_Short task_
Word for word, copy all the data and drop the pictures.

---------- Material provided ----------

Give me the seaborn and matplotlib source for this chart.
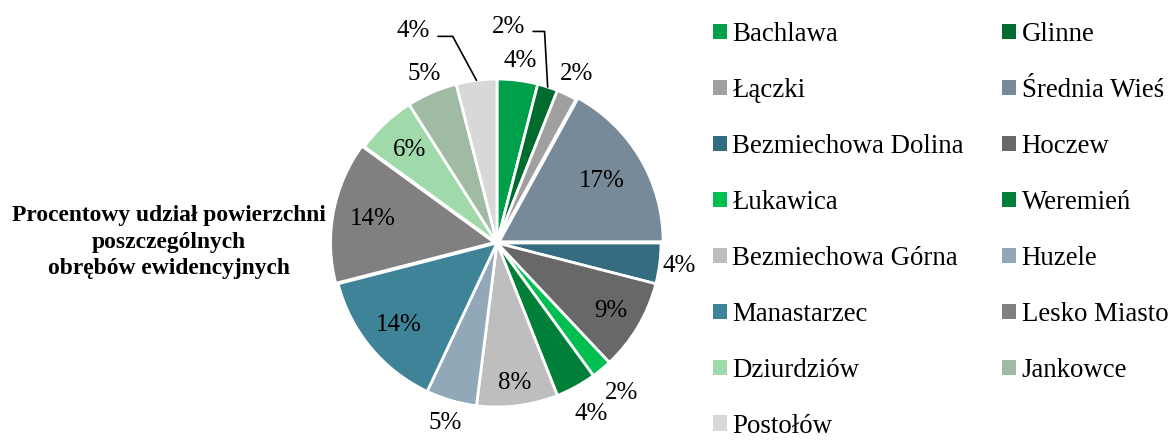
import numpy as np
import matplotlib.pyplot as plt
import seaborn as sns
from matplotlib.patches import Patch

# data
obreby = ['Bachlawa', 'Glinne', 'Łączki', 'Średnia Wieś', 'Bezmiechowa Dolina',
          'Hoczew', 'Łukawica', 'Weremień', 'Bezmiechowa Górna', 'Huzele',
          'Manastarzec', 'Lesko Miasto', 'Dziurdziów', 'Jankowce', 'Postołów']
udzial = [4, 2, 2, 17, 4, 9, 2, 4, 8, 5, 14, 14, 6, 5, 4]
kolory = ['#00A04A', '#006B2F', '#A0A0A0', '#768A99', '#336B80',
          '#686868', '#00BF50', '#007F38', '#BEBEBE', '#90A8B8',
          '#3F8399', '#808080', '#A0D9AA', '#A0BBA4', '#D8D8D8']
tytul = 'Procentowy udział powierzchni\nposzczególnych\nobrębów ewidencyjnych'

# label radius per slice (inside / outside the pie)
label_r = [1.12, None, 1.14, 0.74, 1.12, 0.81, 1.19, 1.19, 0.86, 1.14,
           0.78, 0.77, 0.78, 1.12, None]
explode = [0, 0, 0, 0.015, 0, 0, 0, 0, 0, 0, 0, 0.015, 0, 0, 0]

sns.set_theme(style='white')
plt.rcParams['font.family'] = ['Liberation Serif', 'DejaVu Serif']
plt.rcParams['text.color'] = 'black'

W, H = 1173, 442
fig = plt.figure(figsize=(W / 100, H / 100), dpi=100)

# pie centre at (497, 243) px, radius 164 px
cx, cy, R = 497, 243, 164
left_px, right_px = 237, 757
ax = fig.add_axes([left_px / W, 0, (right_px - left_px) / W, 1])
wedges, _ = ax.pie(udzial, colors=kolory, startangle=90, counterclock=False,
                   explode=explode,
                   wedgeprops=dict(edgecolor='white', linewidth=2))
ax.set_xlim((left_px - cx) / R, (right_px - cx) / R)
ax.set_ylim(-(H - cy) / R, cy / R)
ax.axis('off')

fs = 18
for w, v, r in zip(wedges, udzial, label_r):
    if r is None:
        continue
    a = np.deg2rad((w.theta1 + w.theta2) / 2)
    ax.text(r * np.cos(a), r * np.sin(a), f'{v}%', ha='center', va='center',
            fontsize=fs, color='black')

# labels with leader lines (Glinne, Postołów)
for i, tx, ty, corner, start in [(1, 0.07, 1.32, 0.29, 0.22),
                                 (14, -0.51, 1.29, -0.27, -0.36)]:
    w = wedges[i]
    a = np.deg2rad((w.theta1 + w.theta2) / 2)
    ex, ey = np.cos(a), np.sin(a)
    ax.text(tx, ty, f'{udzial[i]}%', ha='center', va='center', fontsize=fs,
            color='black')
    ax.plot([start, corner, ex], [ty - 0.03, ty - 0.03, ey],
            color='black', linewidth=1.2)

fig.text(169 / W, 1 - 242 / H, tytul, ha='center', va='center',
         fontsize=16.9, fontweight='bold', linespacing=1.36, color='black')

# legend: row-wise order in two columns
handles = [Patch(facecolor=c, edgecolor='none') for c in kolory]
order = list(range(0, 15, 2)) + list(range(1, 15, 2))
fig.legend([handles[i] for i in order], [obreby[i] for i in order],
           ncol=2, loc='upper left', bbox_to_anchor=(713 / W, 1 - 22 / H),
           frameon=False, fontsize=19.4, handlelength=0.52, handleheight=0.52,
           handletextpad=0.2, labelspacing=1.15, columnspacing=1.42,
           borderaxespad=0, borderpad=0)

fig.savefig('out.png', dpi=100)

----------

_Written solution_
Give me the seaborn and matplotlib source for this chart.
import numpy as np
import matplotlib.pyplot as plt
import seaborn as sns
from matplotlib.patches import Patch

# data
obreby = ['Bachlawa', 'Glinne', 'Łączki', 'Średnia Wieś', 'Bezmiechowa Dolina',
          'Hoczew', 'Łukawica', 'Weremień', 'Bezmiechowa Górna', 'Huzele',
          'Manastarzec', 'Lesko Miasto', 'Dziurdziów', 'Jankowce', 'Postołów']
udzial = [4, 2, 2, 17, 4, 9, 2, 4, 8, 5, 14, 14, 6, 5, 4]
kolory = ['#00A04A', '#006B2F', '#A0A0A0', '#768A99', '#336B80',
          '#686868', '#00BF50', '#007F38', '#BEBEBE', '#90A8B8',
          '#3F8399', '#808080', '#A0D9AA', '#A0BBA4', '#D8D8D8']
tytul = 'Procentowy udział powierzchni\nposzczególnych\nobrębów ewidencyjnych'

# label radius per slice (inside / outside the pie)
label_r = [1.12, None, 1.14, 0.74, 1.12, 0.81, 1.19, 1.19, 0.86, 1.14,
           0.78, 0.77, 0.78, 1.12, None]
explode = [0, 0, 0, 0.015, 0, 0, 0, 0, 0, 0, 0, 0.015, 0, 0, 0]

sns.set_theme(style='white')
plt.rcParams['font.family'] = ['Liberation Serif', 'DejaVu Serif']
plt.rcParams['text.color'] = 'black'

W, H = 1173, 442
fig = plt.figure(figsize=(W / 100, H / 100), dpi=100)

# pie centre at (497, 243) px, radius 164 px
cx, cy, R = 497, 243, 164
left_px, right_px = 237, 757
ax = fig.add_axes([left_px / W, 0, (right_px - left_px) / W, 1])
wedges, _ = ax.pie(udzial, colors=kolory, startangle=90, counterclock=False,
                   explode=explode,
                   wedgeprops=dict(edgecolor='white', linewidth=2))
ax.set_xlim((left_px - cx) / R, (right_px - cx) / R)
ax.set_ylim(-(H - cy) / R, cy / R)
ax.axis('off')

fs = 18
for w, v, r in zip(wedges, udzial, label_r):
    if r is None:
        continue
    a = np.deg2rad((w.theta1 + w.theta2) / 2)
    ax.text(r * np.cos(a), r * np.sin(a), f'{v}%', ha='center', va='center',
            fontsize=fs, color='black')

# labels with leader lines (Glinne, Postołów)
for i, tx, ty, corner, start in [(1, 0.07, 1.32, 0.29, 0.22),
                                 (14, -0.51, 1.29, -0.27, -0.36)]:
    w = wedges[i]
    a = np.deg2rad((w.theta1 + w.theta2) / 2)
    ex, ey = np.cos(a), np.sin(a)
    ax.text(tx, ty, f'{udzial[i]}%', ha='center', va='center', fontsize=fs,
            color='black')
    ax.plot([start, corner, ex], [ty - 0.03, ty - 0.03, ey],
            color='black', linewidth=1.2)

fig.text(169 / W, 1 - 242 / H, tytul, ha='center', va='center',
         fontsize=16.9, fontweight='bold', linespacing=1.36, color='black')

# legend: row-wise order in two columns
handles = [Patch(facecolor=c, edgecolor='none') for c in kolory]
order = list(range(0, 15, 2)) + list(range(1, 15, 2))
fig.legend([handles[i] for i in order], [obreby[i] for i in order],
           ncol=2, loc='upper left', bbox_to_anchor=(713 / W, 1 - 22 / H),
           frameon=False, fontsize=19.4, handlelength=0.52, handleheight=0.52,
           handletextpad=0.2, labelspacing=1.15, columnspacing=1.42,
           borderaxespad=0, borderpad=0)

fig.savefig('out.png', dpi=100)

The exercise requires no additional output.